Tuesday, November 18, 2003

THINGS I LIKE: DIALOGUE

[Note: in an effort to promote actual dialogue, I'm writing this post as a friendly letter addressed to my interlocutor, rather than as a post addressed to imagined readers whose opinions I am trying to influence. Judge for yourselves whether or not this is a good approach!]

Dear Mr. Sandefur:

I have enjoyed our friendly conversation on the subject of regulatory takings. As I noted in my last post, I think that you are using your blog for an important purpose: attempting to develop and present ideas at a high level of theoretical sophistication. The fact that I don't agree with your position makes the exchange more interesting for me than it would be if I were simply reacting to the views of an ideological compatriot. In addition, my (not so secret) hope is that I might actually learn something about libertarian views on regulatory takings, as well as learn something about the soundness of my own views. So, thanks for devoting some of your limited time to this common enterprise.


On to substance. As a preliminary matter, I fear that you may have misunderstood a few points from my last post, which was a hurried response to your detailed discussion on the constitutional foundation for a libertarian approach to regulatory takings. At the end of the post here, you contend that I argue that libertarian legal foundations such as the Pacific Legal Foundation are attempting "'to constitutionalize' protection for property rights." I apologize for any misunderstanding here.

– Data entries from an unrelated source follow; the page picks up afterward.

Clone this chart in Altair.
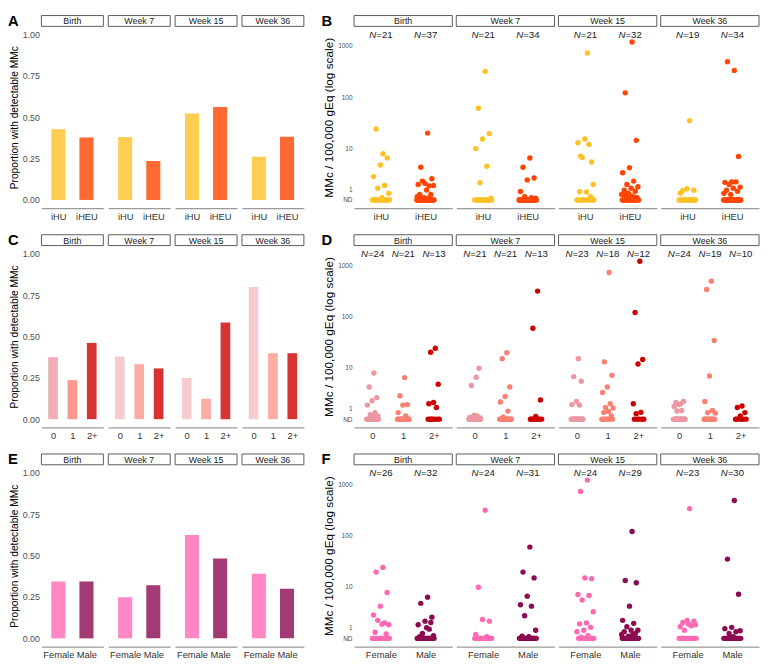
import math
import altair as alt
import pandas as pd

WEEKS = ["Birth", "Week 7", "Week 15", "Week 36"]

# ---------- bar panels: proportion with detectable MMc (per week) ----------
HIV_GROUPS = ["iHU", "iHEU"]
A_IHU = [0.428, 0.381, 0.523, 0.262]
A_IHEU = [0.378, 0.235, 0.562, 0.382]

MM_GROUPS = ["0", "1", "2+"]
C_0 = [0.375, 0.379, 0.249, 0.800]
C_1 = [0.236, 0.333, 0.124, 0.399]
C_2 = [0.461, 0.307, 0.584, 0.399]

SEX_GROUPS = ["Female", "Male"]
E_F = [0.344, 0.249, 0.625, 0.391]
E_M = [0.344, 0.321, 0.483, 0.300]

# ---------- strip panels: detectable MMc values per week (others ND) ----------
B_N_IHU = [21, 21, 21, 19]
B_N_IHEU = [37, 34, 32, 34]
B_IHU = [
    [7.8, 24, 6.4, 4.6, 2.5, 1.4, 1.1, 0.6, 0.2],
    [320, 61, 19.7, 15.3, 9.9, 4.3, 1.7, 0.15],
    [730, 7.0, 5.3, 15.3, 13, 12, 6.6, 1.5, 0.73, 0.75, 0.3],
    [35, 0.87, 0.9, 1.05, 0.62],
]
B_IHEU = [
    [20, 4.1, 2.2, 1.6, 1.5, 1.35, 1.9, 1.4, 0.92, 0.5, 0.5, 0.2, 0.3, 0.15],
    [6.4, 4.1, 2.3, 2.05, 0.77, 0.2, 0.3, 0.15],
    [1190, 122, 14.4, 4.0, 3.1, 1.9, 1.5, 1.25, 1.1, 0.9, 0.8, 0.6, 0.5, 0.35, 0.3, 0.2, 0.15, 0.55],
    [334, 493, 6.9, 1.8, 1.75, 1.8, 1.5, 1.22, 1.1, 0.9, 0.8, 0.5, 0.6],
]

D_N_0 = [24, 21, 23, 24]
D_N_1 = [21, 21, 18, 19]
D_N_2 = [13, 13, 12, 10]
D_0 = [
    [7.8, 4.0, 2.25, 1.85, 1.35, 0.6, 0.4, 0.3, 0.25],
    [6.4, 4.3, 9.7, 0.35, 0.15, 0.3, 0.2, 0.1],
    [15, 6.6, 5.3, 1.75, 1.4, 1.35],
    [1.5, 1.65, 1.75, 1.4, 1.2, 0.8, 0.75],
]
D_1 = [
    [6.3, 2.5, 1.4, 1.35, 0.6, 0.3],
    [19.7, 15, 4.0, 2.4, 1.7, 0.74, 0.2],
    [720, 13, 7.0, 4.0, 3.0, 1.5, 1.1, 1.05, 0.7, 0.6, 0.3],
    [487, 335, 34, 6.8, 1.75, 0.8, 0.6, 0.55],
]
D_2 = [
    [24, 20, 4.6, 1.65, 1.5, 1.1],
    [312, 59, 1.95, 0.25],
    [1190, 120, 14.5, 11.8, 1.5, 0.62, 0.5],
    [1.25, 1.1, 0.6, 0.3],
]

F_N_F = [26, 24, 24, 23]
F_N_M = [32, 31, 29, 30]
F_F = [
    [24, 19.5, 7.7, 4.0, 2.5, 1.5, 1.8, 1.3, 1.35, 0.55, 0.4],
    [314, 9.8, 1.7, 1.9, 0.35, 0.15],
    [1210, 728, 14.5, 15, 7.0, 6.7, 5.4, 3.0, 1.5, 1.4, 1.03, 0.74, 0.6, 0.25, 0.1],
    [337, 1.55, 1.7, 1.8, 1.1, 1.2, 0.74, 1.3, 1.35],
]
F_M = [
    [6.2, 4.6, 2.2, 1.7, 1.3, 0.85, 0.44, 0.25, 1.0, 0.15, 1.55],
    [60, 19.5, 15, 6.5, 4.3, 4.0, 2.4, 0.74, 0.15, 0.2],
    [121, 13.3, 12, 4.0, 1.8, 1.45, 1.1, 0.74, 0.74, 0.6, 0.44, 0.2, 0.35, 0.33],
    [485, 35, 7.1, 1.03, 0.9, 0.6, 0.44, 0.7, 0.15],
]

LOG_TICKS = [0, 1, 10, 100, 1000]
N_LABEL_AT = 1650  # MMc level at which the N= labels sit

# ---------- styling ----------
FONT = "Liberation Sans"
H = 185
WA = 63
WB = 100
STRIP = 11
PSEUDO_LOG = "log(datum.v/2 + sqrt(datum.v*datum.v/4 + 1)) / LN10"
INDEP = dict(color="independent", opacity="independent")


def pseudo_log(v):
    return math.asinh(v / 2) / math.log(10)


def strip_layers(week, width, letter=None, letter_x=-34):
    sdf = pd.DataFrame({"w": [week]})
    rect = alt.Chart(sdf).mark_rect(fill="white", stroke="#5A5A5A", strokeWidth=1).encode(
        x=alt.value(0), x2=alt.value(width), y=alt.value(-STRIP), y2=alt.value(0))
    txt = alt.Chart(sdf).mark_text(fontSize=9, color="#1A1A1A", baseline="middle").encode(
        x=alt.value(width / 2), y=alt.value(-STRIP / 2 + 0.5), text="w:N")
    layers = [rect, txt]
    if letter:
        ldf = pd.DataFrame({"l": [letter]})
        layers.append(alt.Chart(ldf).mark_text(
            fontSize=15, fontWeight="bold", align="left", baseline="alphabetic", color="black"
        ).encode(x=alt.value(letter_x), y=alt.value(-0.5), text="l:N"))
    return layers


def x_axis(groups):
    arr = "[''," + ",".join("'" + g + "'" for g in groups) + "]"
    return alt.Axis(values=list(range(1, len(groups) + 1)), labelExpr=arr + "[round(datum.value)]",
                    title=None, grid=False, ticks=False, domainColor="#7F7F7F", domainWidth=1,
                    labelFontSize=9.5, labelColor="#333333", labelPadding=3, labelFlush=False,
                    labelOverlap=False)


def bar_week(wi, groups, props, colors, opacities, width, letter=None):
    n = len(groups)
    df = pd.DataFrame({"g": groups, "gi": list(range(1, n + 1)), "p": [p[wi] for p in props]})
    xs = alt.Scale(domain=[0.4, n + 0.6], nice=False, zero=False)
    ys = alt.Scale(domain=[-0.05, 1.05], nice=False, zero=False)
    if wi == 0:
        yax = alt.Axis(values=[0, 0.25, 0.5, 0.75, 1.0], format=".2f", grid=False, domain=False,
                       ticks=False, labelFontSize=9, labelColor="#4D4D4D", labelPadding=2,
                       title="Proportion with detectable MMc", titleFontSize=10.4,
                       titleFontWeight="normal", titleColor="black", titlePadding=3)
    else:
        yax = None
    bars = alt.Chart(df).transform_calculate(
        xa="datum.gi - 0.25", xb="datum.gi + 0.25"
    ).mark_bar().encode(
        x=alt.X("xa:Q", scale=xs, axis=x_axis(groups)),
        x2="xb:Q",
        y=alt.Y("p:Q", scale=ys, axis=yax),
        y2=alt.datum(0),
        color=alt.Color("g:N", scale=alt.Scale(domain=groups, range=colors), legend=None),
        opacity=alt.Opacity("g:N", scale=alt.Scale(domain=groups, range=opacities), legend=None),
    )
    return alt.layer(*strip_layers(WEEKS[wi], width, letter if wi == 0 else None), bars).properties(
        width=width, height=H)


def point_week(wi, groups, vals, ns, colors, width, letter=None):
    n = len(groups)
    rows = []
    for gi, (g, vl, nl) in enumerate(zip(groups, vals, ns), start=1):
        det = list(vl[wi])
        nd = nl[wi] - len(det)
        for v in det + [0.0] * nd:
            rows.append({"g": g, "gi": gi, "v": v})
    df = pd.DataFrame(rows)
    ndf = pd.DataFrame({"g": groups, "gi": list(range(1, n + 1)),
                        "lab": ["=" + str(nl[wi]) for nl in ns], "v": [N_LABEL_AT] * n})
    xs = alt.Scale(domain=[0.4, n + 0.6], nice=False, zero=False)
    ys = alt.Scale(domain=[-0.161, 3.381], nice=False, zero=False)
    xax = x_axis(groups)
    if wi == 0:
        yax = alt.Axis(values=[pseudo_log(v) for v in LOG_TICKS],
                       labelExpr="datum.value < 0.1 ? 'ND' : datum.value < 0.5 ? '1' : datum.value < 1.5 ? '10' : datum.value < 2.5 ? '100' : '1000'",
                       grid=False, domain=False, ticks=False, labelFontSize=6.6, labelColor="#4D4D4D",
                       labelPadding=2, title="MMc / 100,000 gEq (log scale)", titleFontSize=12,
                       titleFontWeight="normal", titleColor="black", titlePadding=2)
    else:
        yax = None
    pts = alt.Chart(df).transform_window(
        rn="row_number()", groupby=["g"]
    ).transform_calculate(
        t=PSEUDO_LOG,
        xp="datum.gi + ((datum.rn * 0.6180339887) % 1 - 0.5) * 0.4",
    ).mark_circle(size=30, opacity=1).encode(
        x=alt.X("xp:Q", scale=xs, axis=xax),
        y=alt.Y("t:Q", scale=ys, axis=yax),
        color=alt.Color("g:N", scale=alt.Scale(domain=groups, range=colors), legend=None),
    )
    nbase = alt.Chart(ndf).transform_calculate(t=PSEUDO_LOG)
    n_it = nbase.mark_text(text="N", fontStyle="italic", align="right", dx=-4.6, fontSize=9.8,
                           color="#1A1A1A", baseline="middle").encode(
        x=alt.X("gi:Q", scale=xs, axis=xax), y=alt.Y("t:Q", scale=ys, axis=yax))
    n_eq = nbase.mark_text(align="left", dx=-4.6, fontSize=9.8, color="#1A1A1A",
                           baseline="middle").encode(
        x=alt.X("gi:Q", scale=xs, axis=xax), y=alt.Y("t:Q", scale=ys, axis=yax), text="lab:N")
    return alt.layer(*strip_layers(WEEKS[wi], width, letter if wi == 0 else None, -33),
                     pts, n_it, n_eq).properties(width=width, height=H)


A_COL = ["#FFC125", "#FF4500"]
C_COL = ["#ED97A2", "#FA8072", "#CD0000"]
E_COL = ["#FF69B4", "#8B0A50"]


def row(charts, spacing):
    return alt.hconcat(*charts, spacing=spacing).resolve_scale(**INDEP)


rowA = row([bar_week(i, HIV_GROUPS, [A_IHU, A_IHEU], A_COL, [0.8, 0.8], WA, "A")
            for i in range(4)], 3)
rowB = row([point_week(i, HIV_GROUPS, [B_IHU, B_IHEU], [B_N_IHU, B_N_IHEU], A_COL, WB, "B")
            for i in range(4)], 2)
rowC = row([bar_week(i, MM_GROUPS, [C_0, C_1, C_2], C_COL,
                     [0.8, 0.8, 0.8] if i == 0 else [0.5, 0.8, 0.8], WA, "C")
            for i in range(4)], 3)
rowD = row([point_week(i, MM_GROUPS, [D_0, D_1, D_2], [D_N_0, D_N_1, D_N_2], C_COL, WB, "D")
            for i in range(4)], 2)
rowE = row([bar_week(i, SEX_GROUPS, [E_F, E_M], E_COL, [0.8, 0.8], WA, "E")
            for i in range(4)], 3)
rowF = row([point_week(i, SEX_GROUPS, [F_F, F_M], [F_N_F, F_N_M], E_COL, WB, "F")
            for i in range(4)], 2)

chart = alt.vconcat(
    row([rowA, rowB], 17),
    row([rowC, rowD], 17),
    row([rowE, rowF], 17),
    spacing=12,
).resolve_scale(**INDEP).properties(padding=0).configure(font=FONT).configure_view(
    stroke=None).configure_axis(labelFont=FONT, titleFont=FONT)

chart.save("out.html", embed_options={"renderer": "svg", "actions": False})
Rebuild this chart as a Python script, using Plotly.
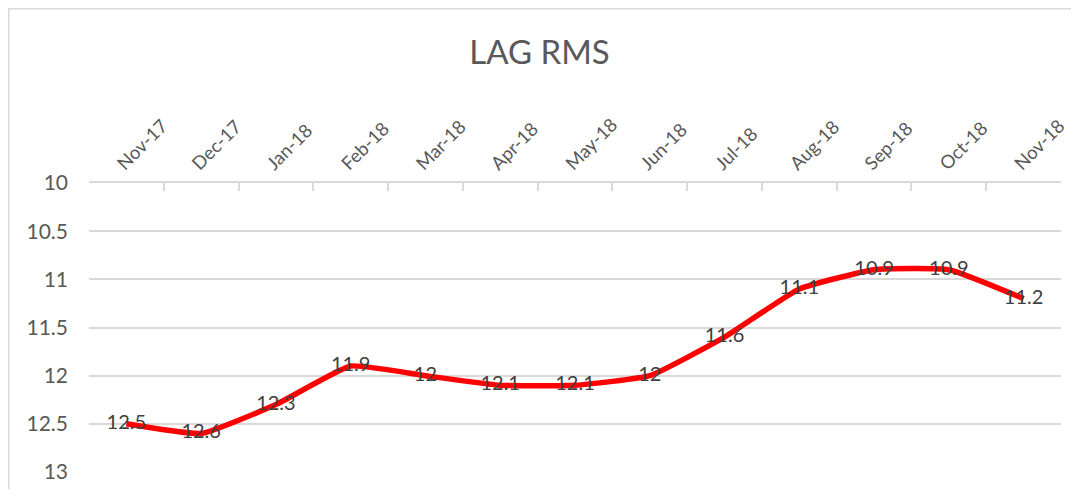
import plotly.graph_objects as go

months = ["Nov-17", "Dec-17", "Jan-18", "Feb-18", "Mar-18", "Apr-18", "May-18",
          "Jun-18", "Jul-18", "Aug-18", "Sep-18", "Oct-18", "Nov-18"]
lag_rms = [12.5, 12.6, 12.3, 11.9, 12.0, 12.1, 12.1, 12.0, 11.6, 11.1, 10.9, 10.9, 11.2]
labels = ["12.5", "12.6", "12.3", "11.9", "12", "12.1", "12.1", "12", "11.6", "11.1", "10.9", "10.9", "11.2"]
y_ticks = [10, 10.5, 11, 11.5, 12, 12.5, 13]
y_tick_text = ["10", "10.5", "11", "11.5", "12", "12.5", "13"]

FONT = "Lato, Open Sans, sans-serif"

# the page body has an 8px margin, so the figure is offset by 8px
OFF = 8
W, H = 1079 - 2 * OFF, 497 - 2 * OFF
L, T = 89 - OFF, 183 - OFF
R = W - (1061 - OFF)
B = H - (472 - OFF)
pw, ph = W - L - R, H - T - B
ytop = 1 + (T - 0.5) / ph
xleft = (0.5 - L) / pw

fig = go.Figure()
fig.add_trace(go.Scatter(
    x=months, y=lag_rms, mode="lines+text",
    text=labels, textposition="middle center",
    textfont=dict(family=FONT, size=20, color="#404040"),
    line=dict(color="#ff0000", width=5.5, shape="spline", smoothing=0.4),
    hoverinfo="x+y", showlegend=False, cliponaxis=False,
))

fig.update_layout(
    width=W, height=H,
    margin=dict(l=L, r=R, t=T, b=B, autoexpand=False),
    paper_bgcolor="white", plot_bgcolor="white",
    title=dict(text="LAG RMS", x=0.5, xanchor="center", y=1 - (52 - OFF) / H, yanchor="middle",
               font=dict(family=FONT, size=33, color="#595959")),
    font=dict(family=FONT, color="#595959"),
    xaxis=dict(
        type="category", side="top", tickangle=-45, automargin=False,
        tickfont=dict(family=FONT, size=18.5, color="#595959"),
        ticklabelshift=-8,
        showline=True, linecolor="#d9d9d9", linewidth=1.5,
        ticks="inside", ticklen=8, tickcolor="#d9d9d9", tickwidth=1.5,
        tickson="boundaries", showgrid=False, zeroline=False,
        range=[-0.5, len(months) - 0.5],
    ),
    yaxis=dict(
        range=[13, 10], tickvals=y_ticks, ticktext=y_tick_text, automargin=False,
        tickfont=dict(family=FONT, size=21, color="#595959"),
        showgrid=True, gridcolor="#d9d9d9", gridwidth=1.5,
        showline=False, zeroline=False, ticks="", ticklabelstandoff=20,
    ),
    shapes=[
        dict(type="line", xref="paper", yref="paper",
             x0=xleft, x1=xleft, y0=ytop, y1=-0.2,
             line=dict(color="#d9d9d9", width=2)),
        dict(type="line", xref="paper", yref="paper",
             x0=xleft, x1=1.1, y0=ytop, y1=ytop,
             line=dict(color="#d9d9d9", width=2)),
    ],
)

fig.write_html("out.html")
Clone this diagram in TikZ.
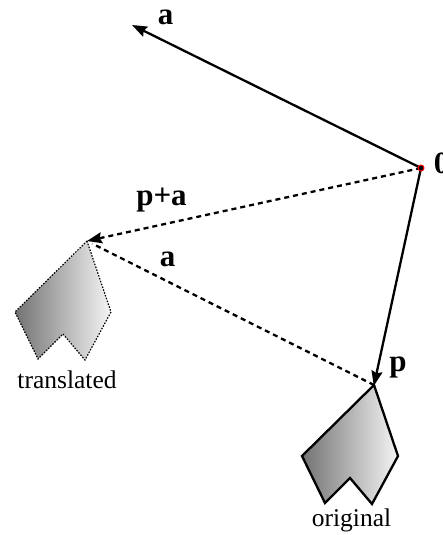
\documentclass[tikz,border=0pt]{standalone}
\usepackage{fontspec}
\setmainfont{Liberation Serif}
\usetikzlibrary{arrows.meta}
\begin{document}
\begin{tikzpicture}[x=1pt,y=-1pt,
  vec/.style={line width=2.3pt,-{Stealth[length=15pt,width=11pt,inset=2pt]}},
  dvec/.style={line width=2.3pt,dash pattern=on 5pt off 4pt,-{Stealth[length=15pt,width=11pt,inset=2pt]}},
  dline/.style={line width=2.3pt,dash pattern=on 5pt off 4pt},
  lbl/.style={font=\fontsize{31}{36}\selectfont\bfseries,anchor=base,inner sep=0pt},
  txt/.style={font=\fontsize{25.5}{30}\selectfont,anchor=base,inner sep=0pt},
  shapefill/.style={left color=black!55,right color=black!4},
  origshape/.style={shapefill,draw=black,line width=2.3pt,line join=miter},
  transshape/.style={shapefill,draw=black,line width=1.2pt,dash pattern=on 1.5pt off 1.5pt}]
\useasboundingbox (0,0) rectangle (443,535);
% points
\coordinate (O) at (421,168);
\coordinate (A) at (132,25);
\coordinate (P) at (374,385);
\coordinate (PA) at (87,241);
% shapes
\draw[origshape] (P) -- ++(24,71) -- ++(-26,48) -- ++(-22,-26) -- ++(-25,25) -- ++(-23,-47) -- cycle;
\draw[transshape] (PA) -- ++(24,71) -- ++(-26,48) -- ++(-22,-26) -- ++(-25,25) -- ++(-23,-47) -- cycle;
% vectors
\draw[vec] (O) -- (A);
\draw[vec,shorten >=-1pt] (O) -- (P);
\draw[dline,shorten >=6pt] (P) -- (PA);
\draw[dvec] (O) -- (PA);
\filldraw[fill=black,draw=red,line width=1pt] (O) circle (3pt);
% labels
\node[lbl] (la) at (165.5,25) {a};
\node[lbl] (lpa) at (161.5,205) {p+a};
\node[lbl] (la2) at (167.5,266.5) {a};
\node[lbl] (lp) at (398,371) {p};
\node[lbl] (l0) at (441.5,173) {0};
\node[txt] (lt) at (67,388) {translated};
\node[txt] (lo) at (351.5,526) {original};
\end{tikzpicture}
\end{document}
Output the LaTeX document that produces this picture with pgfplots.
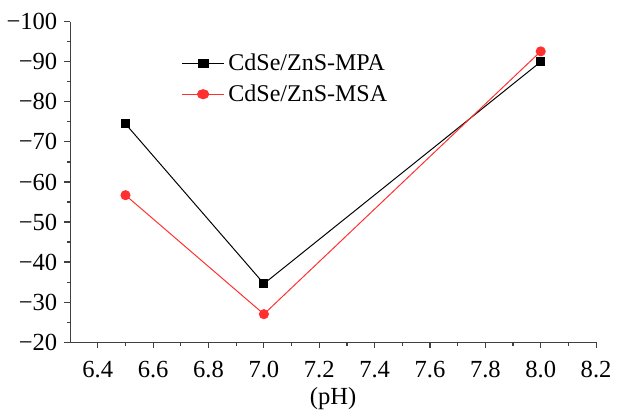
\documentclass[border=0pt]{standalone}
\usepackage{pgfplots}
\pgfplotsset{compat=1.18}
\usepackage{fontspec}
\setmainfont{Liberation Serif}
\definecolor{axgray}{HTML}{404040}
\definecolor{msared}{HTML}{FF3030}

\begin{document}
\begin{tikzpicture}
\begin{axis}[
  width=267.5pt, height=163pt, scale only axis,
  font=\rmfamily\fontsize{12.5}{14}\selectfont,
  xmin=6.3, xmax=8.2, ymin=-100, ymax=-20,
  y dir=reverse,
  axis lines*=left,
  axis line style={axgray, line width=0.6pt},
  xtick={6.4,6.6,...,8.21}, minor x tick num=1,
  xticklabels={6.4,6.6,6.8,7.0,7.2,7.4,7.6,7.8,8.0,8.2},
  ytick={-100,-90,...,-20}, minor y tick num=1,
  yticklabels={−100,−90,−80,−70,−60,−50,−40,−30,−20},
  ticklabel style={font=\rmfamily\fontsize{12.5}{14}\selectfont},
  xticklabel style={yshift=-3pt},
  tick align=outside, tick pos=left,
  major tick length=3pt, minor tick length=1.7pt,
  tick style={axgray, line width=0.6pt},
  xlabel={(pH)},
  xlabel style={yshift=2pt},
  legend style={draw=none, fill=none, at={(0.2,0.925)}, anchor=north west,
    font=\rmfamily\fontsize{12.2}{14}\selectfont, row sep=1.5pt},
  legend image post style={xscale=1.25},
  legend cell align=left,
]
\addplot[black, line width=0.5pt, mark=square*, mark size=2pt] coordinates {
  (6.5,-74.5) (7.0,-34.6) (8.0,-90.0)};
\addlegendentry{CdSe/ZnS-MPA}
\addplot[msared, line width=0.5pt, mark=*, mark size=2.3pt] coordinates {
  (6.5,-56.7) (7.0,-27.0) (8.0,-92.6)};
\addlegendentry{CdSe/ZnS-MSA}
\end{axis}
\path ([yshift=3.5pt]current axis.outer north);
\end{tikzpicture}
\end{document}
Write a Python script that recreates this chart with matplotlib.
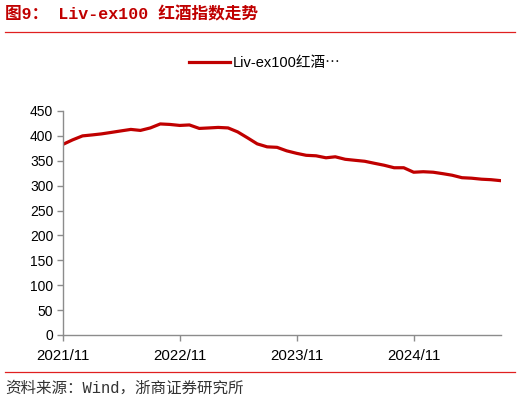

Property rights are in fact constitutionally protected -- here in the U.S. more so than in any other country on the planet, in terms of both scope and breadth, as far as I understand it -- and I did not mean to imply that libertarian legal strategists should shoulder that protection alone, as much as the process of legal advocacy might create the impression that such strategists are alone responsible for property rights protections. Clearly, there is a long history of such protection, and that protection serves important purposes that are deeply rooted in American culture. My point was more narrow, as can be seen from the full context of my remarks. I contended that PLF and IJ and others have developed an account of takings that would increase the protection of property rights beyond the point currently recognized in U.S. constitutional law, and that the central goal of these groups is:

to constitutionalize that additional protection, make courts the guardians of that protection, and, in the name of attacking what Mr. Sandefur calls the "Regulatory Welfare State," engage in a process of cutting back even the limited government regulation that exists in this country.

I hope that it is clear that pushing the law in one direction -- namely, in the direction preferred by the intellectual leaders of the resurgent property-rights movement interested in increased attacks on government power in the name of dismantling the welfare state -- is quite a different thing from protecting property rights pure and simple.

There is a deeper problem in the discussion here that our misunderstanding reveals. You have a developed account of property rights, one that is, in a cultural sense, not the accepted or consensus meaning in U.S. constitutional law, in high-level theoretical discourse on law, or in ordinary conversation. In fact, the main question around which our short conversation has circled has been the question of the appropriate definition of property rights in their relationship to constitutional text, judicial power, the police powers, the welfare state, and human goods such as sexual privacy and autonomy. This is a very interesting discussion -- and my suggestion that we continue it over bourbon here in Oswego was intended seriously, although, as I'll admit, it is rare for me to get out-of-town visitors here, and it will become even less likely as winter approaches. My basic sense is that these kinds of discussions are best pursued with a bottle of Woodford's Reserve on hand, though.

But we should try to agree on basic terms. For the purposes of the discussion, I propose that "property rights" be made the focus of a problematizing discussion rather than the staging area from which a rhetorical Feldzug might be advanced. Let me offer a second thought here as well. It seems to me generally true that as much as I want to reject the military metaphor here in favor of a friendly conversation, it is true that the condition of being at rhetorical loggerheads has its hermeneutic use. The experience tends to reveal something about the depth of the disagreement that serves as the background for any given serious discussion.

Clearly, here the gulf is quite wide. Where you see an unamerican, collectivist welfare state leviathan, I see the sum total of reasonable government regulation under modern economic and environmental conditions. Where you see a failure to compensate investors for the economic burden of development moratoria, I see a reasonable attempt to hold to the status quo while the appropriate regulatory authorities take the necessary, if messy and time-consuming, effort to formulate and enforce environmental standards (Tahoe). Where you see an attempt by the city of New York to impose the costs of a public good on unsuspecting investors and landowners, I see an attempt by the city to engage in historical preservation through appropriate means and without imposing enough of a burden to trigger constitutional concerns (Penn Central).

Unfortunately, the world of work intervenes and I should close at this point. Still, I hope that we can continue this discussion in a straightforward and mutually beneficial manner, and one in which, as I noted at the end of my post here, meaningful distinctions don't get lost.